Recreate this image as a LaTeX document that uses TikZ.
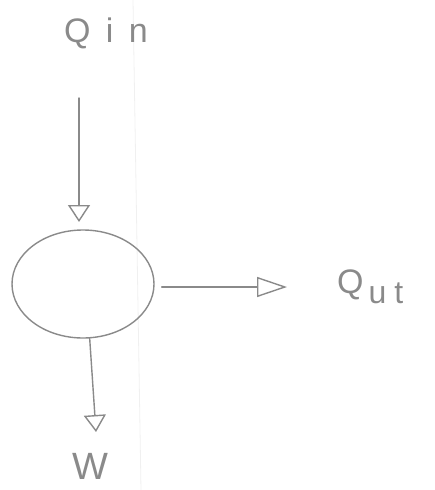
\documentclass[tikz,border=0pt]{standalone}
\usepackage{fontspec}
\setmainfont{Liberation Sans}
\usetikzlibrary{arrows.meta,shapes.geometric}
\definecolor{pencil}{HTML}{8A8A8A}
\tikzset{
  ink/.style={draw=pencil, line width=1.4pt, line cap=round},
  flow/.style={ink, -{Triangle[open, length=17pt, width=22pt, line width=1.4pt]}},
  label/.style={text=pencil, inner sep=0pt, font=\fontsize{34}{38}\selectfont\addfontfeature{LetterSpace=45}},
  body/.style={ellipse, ink, minimum width=142pt, minimum height=108pt, inner sep=0pt}
}
\begin{document}
\begin{tikzpicture}[x=1pt, y=-1pt]
  \useasboundingbox (0,0) rectangle (435,490);
  % faint fold of the paper
  \draw[gray!12, line width=0.8pt] (133,0) -- (141,490);

  % the system
  \node[body] (c) at (83,284) {};

  % labels
  \node[label, anchor=west] (qin) at (64,33) {Qin};
  \node[label, anchor=west] (qut) at (337,287) {{\addfontfeature{LetterSpace=0}Q}\hspace{5pt}\raisebox{-0.3em}{\fontsize{32}{36}\selectfont\addfontfeature{LetterSpace=25}ut}};
  \node[label, font=\fontsize{38}{42}\selectfont] (w) at (90,466) {W};

  % free ends of the connectors
  \coordinate (inStart) at (79,98);
  \coordinate (outEnd) at (287,287);
  \coordinate (wEnd) at (96,432);

  % heat in, heat out, work
  \draw[flow] (inStart) -- (79,222);
  \draw[flow, -{Triangle[open, length=30pt, width=20pt, line width=1.4pt]}, shorten <=7pt] (c.east |- outEnd) -- (outEnd);
  \draw[flow] (c.-83) -- (wEnd);
\end{tikzpicture}
\end{document}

• _YOUR OBJECTIVE_
Give back the whole listing as it stands, minus its pictures.

• _RIGHT ANSWER_
Recreate this image as a LaTeX document that uses TikZ.
\documentclass[tikz,border=0pt]{standalone}
\usepackage{fontspec}
\setmainfont{Liberation Sans}
\usetikzlibrary{arrows.meta,shapes.geometric}
\definecolor{pencil}{HTML}{8A8A8A}
\tikzset{
  ink/.style={draw=pencil, line width=1.4pt, line cap=round},
  flow/.style={ink, -{Triangle[open, length=17pt, width=22pt, line width=1.4pt]}},
  label/.style={text=pencil, inner sep=0pt, font=\fontsize{34}{38}\selectfont\addfontfeature{LetterSpace=45}},
  body/.style={ellipse, ink, minimum width=142pt, minimum height=108pt, inner sep=0pt}
}
\begin{document}
\begin{tikzpicture}[x=1pt, y=-1pt]
  \useasboundingbox (0,0) rectangle (435,490);
  % faint fold of the paper
  \draw[gray!12, line width=0.8pt] (133,0) -- (141,490);

  % the system
  \node[body] (c) at (83,284) {};

  % labels
  \node[label, anchor=west] (qin) at (64,33) {Qin};
  \node[label, anchor=west] (qut) at (337,287) {{\addfontfeature{LetterSpace=0}Q}\hspace{5pt}\raisebox{-0.3em}{\fontsize{32}{36}\selectfont\addfontfeature{LetterSpace=25}ut}};
  \node[label, font=\fontsize{38}{42}\selectfont] (w) at (90,466) {W};

  % free ends of the connectors
  \coordinate (inStart) at (79,98);
  \coordinate (outEnd) at (287,287);
  \coordinate (wEnd) at (96,432);

  % heat in, heat out, work
  \draw[flow] (inStart) -- (79,222);
  \draw[flow, -{Triangle[open, length=30pt, width=20pt, line width=1.4pt]}, shorten <=7pt] (c.east |- outEnd) -- (outEnd);
  \draw[flow] (c.-83) -- (wEnd);
\end{tikzpicture}
\end{document}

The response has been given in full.